* _Supplied information_:
========================================

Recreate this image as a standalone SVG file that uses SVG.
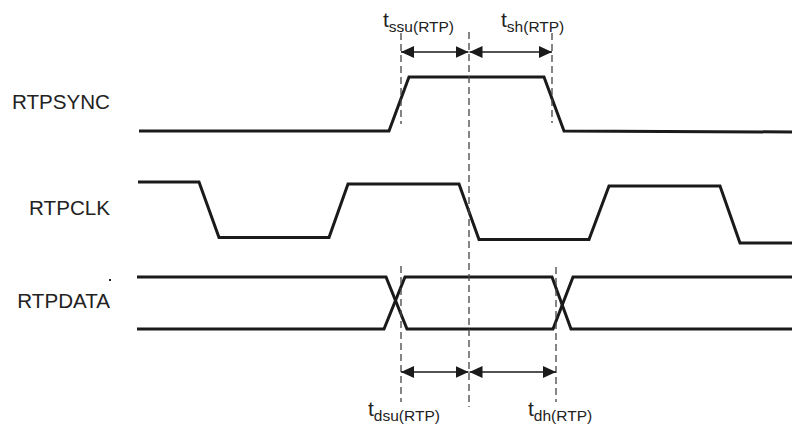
<svg xmlns="http://www.w3.org/2000/svg" width="792" height="428" viewBox="0 0 792 428">
<style>
.sig{fill:none;stroke:#1a1a1a;stroke-width:3;stroke-linejoin:miter}
.dash{fill:none;stroke:#444;stroke-width:1.3;stroke-dasharray:7 4}
.arr{fill:none;stroke:#1a1a1a;stroke-width:1.5;marker-start:url(#ah);marker-end:url(#ah)}
.lbl{font-family:"Liberation Sans",Arial,sans-serif;font-size:20.6px;fill:#222}
.t{font-family:"Liberation Sans",Arial,sans-serif;font-size:21px;fill:#222}
.sub{font-size:15.5px}
</style>
<defs>
<marker id="ah" markerUnits="userSpaceOnUse" markerWidth="13" markerHeight="12" refX="13" refY="6" orient="auto-start-reverse">
<path d="M0,0 L13,6 L0,12 Z" fill="#1a1a1a"/>
</marker>
</defs>
<rect width="792" height="428" fill="#fff"/>
<g id="labels">
<text class="lbl" x="110" y="109" text-anchor="end">RTPSYNC</text>
<text class="lbl" x="110" y="215" text-anchor="end">RTPCLK</text>
<text class="lbl" x="110" y="308" text-anchor="end">RTPDATA</text>
<rect x="109" y="279" width="2" height="2" fill="#222"/>
</g>
<g id="rtpsync">
<path class="sig" d="M139,131 H389 L409,77 H544 L564,131 L792,132"/>
</g>
<g id="rtpclk">
<path class="sig" d="M138,182 H199 L219,237.5 H329 L348,184 H459 L479,239.5 H589 L609,186 H720 L740,243 H792"/>
</g>
<g id="rtpdata">
<path class="sig" d="M137,277 H386 L407,329 H553 L573,277 H792"/>
<path class="sig" d="M137,329 H384 L405,277 H552 L571,329 H792"/>
</g>
<g id="connectors">
<line class="dash" x1="401" y1="33" x2="401" y2="124"/>
<line class="dash" x1="469" y1="32" x2="469" y2="407"/>
<line class="dash" x1="552" y1="33" x2="552" y2="123"/>
<line class="dash" x1="401" y1="266" x2="401" y2="402"/>
<line class="dash" x1="556" y1="267" x2="556" y2="402"/>
<line class="arr" x1="401" y1="52" x2="468.5" y2="52"/>
<line class="arr" x1="469.5" y1="52" x2="552" y2="52"/>
<line class="arr" x1="401" y1="372" x2="468.5" y2="372"/>
<line class="arr" x1="469.5" y1="372" x2="556" y2="372"/>
</g>
<g id="timing-labels">
<text class="t" x="383" y="27">t<tspan class="sub" dy="5">ssu(RTP)</tspan></text>
<text class="t" x="501" y="27">t<tspan class="sub" dy="5">sh(RTP)</tspan></text>
<text class="t" x="368" y="416">t<tspan class="sub" dy="5">dsu(RTP)</tspan></text>
<text class="t" x="528" y="416">t<tspan class="sub" dy="5">dh(RTP)</tspan></text>
</g>
</svg>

========================================

* _Short exercise_: All of the lines above should be retyped precisely, apart from the pictures.

* _Response for this exercise_:
Recreate this image as a standalone SVG file that uses SVG.
<svg xmlns="http://www.w3.org/2000/svg" width="792" height="428" viewBox="0 0 792 428">
<style>
.sig{fill:none;stroke:#1a1a1a;stroke-width:3;stroke-linejoin:miter}
.dash{fill:none;stroke:#444;stroke-width:1.3;stroke-dasharray:7 4}
.arr{fill:none;stroke:#1a1a1a;stroke-width:1.5;marker-start:url(#ah);marker-end:url(#ah)}
.lbl{font-family:"Liberation Sans",Arial,sans-serif;font-size:20.6px;fill:#222}
.t{font-family:"Liberation Sans",Arial,sans-serif;font-size:21px;fill:#222}
.sub{font-size:15.5px}
</style>
<defs>
<marker id="ah" markerUnits="userSpaceOnUse" markerWidth="13" markerHeight="12" refX="13" refY="6" orient="auto-start-reverse">
<path d="M0,0 L13,6 L0,12 Z" fill="#1a1a1a"/>
</marker>
</defs>
<rect width="792" height="428" fill="#fff"/>
<g id="labels">
<text class="lbl" x="110" y="109" text-anchor="end">RTPSYNC</text>
<text class="lbl" x="110" y="215" text-anchor="end">RTPCLK</text>
<text class="lbl" x="110" y="308" text-anchor="end">RTPDATA</text>
<rect x="109" y="279" width="2" height="2" fill="#222"/>
</g>
<g id="rtpsync">
<path class="sig" d="M139,131 H389 L409,77 H544 L564,131 L792,132"/>
</g>
<g id="rtpclk">
<path class="sig" d="M138,182 H199 L219,237.5 H329 L348,184 H459 L479,239.5 H589 L609,186 H720 L740,243 H792"/>
</g>
<g id="rtpdata">
<path class="sig" d="M137,277 H386 L407,329 H553 L573,277 H792"/>
<path class="sig" d="M137,329 H384 L405,277 H552 L571,329 H792"/>
</g>
<g id="connectors">
<line class="dash" x1="401" y1="33" x2="401" y2="124"/>
<line class="dash" x1="469" y1="32" x2="469" y2="407"/>
<line class="dash" x1="552" y1="33" x2="552" y2="123"/>
<line class="dash" x1="401" y1="266" x2="401" y2="402"/>
<line class="dash" x1="556" y1="267" x2="556" y2="402"/>
<line class="arr" x1="401" y1="52" x2="468.5" y2="52"/>
<line class="arr" x1="469.5" y1="52" x2="552" y2="52"/>
<line class="arr" x1="401" y1="372" x2="468.5" y2="372"/>
<line class="arr" x1="469.5" y1="372" x2="556" y2="372"/>
</g>
<g id="timing-labels">
<text class="t" x="383" y="27">t<tspan class="sub" dy="5">ssu(RTP)</tspan></text>
<text class="t" x="501" y="27">t<tspan class="sub" dy="5">sh(RTP)</tspan></text>
<text class="t" x="368" y="416">t<tspan class="sub" dy="5">dsu(RTP)</tspan></text>
<text class="t" x="528" y="416">t<tspan class="sub" dy="5">dh(RTP)</tspan></text>
</g>
</svg>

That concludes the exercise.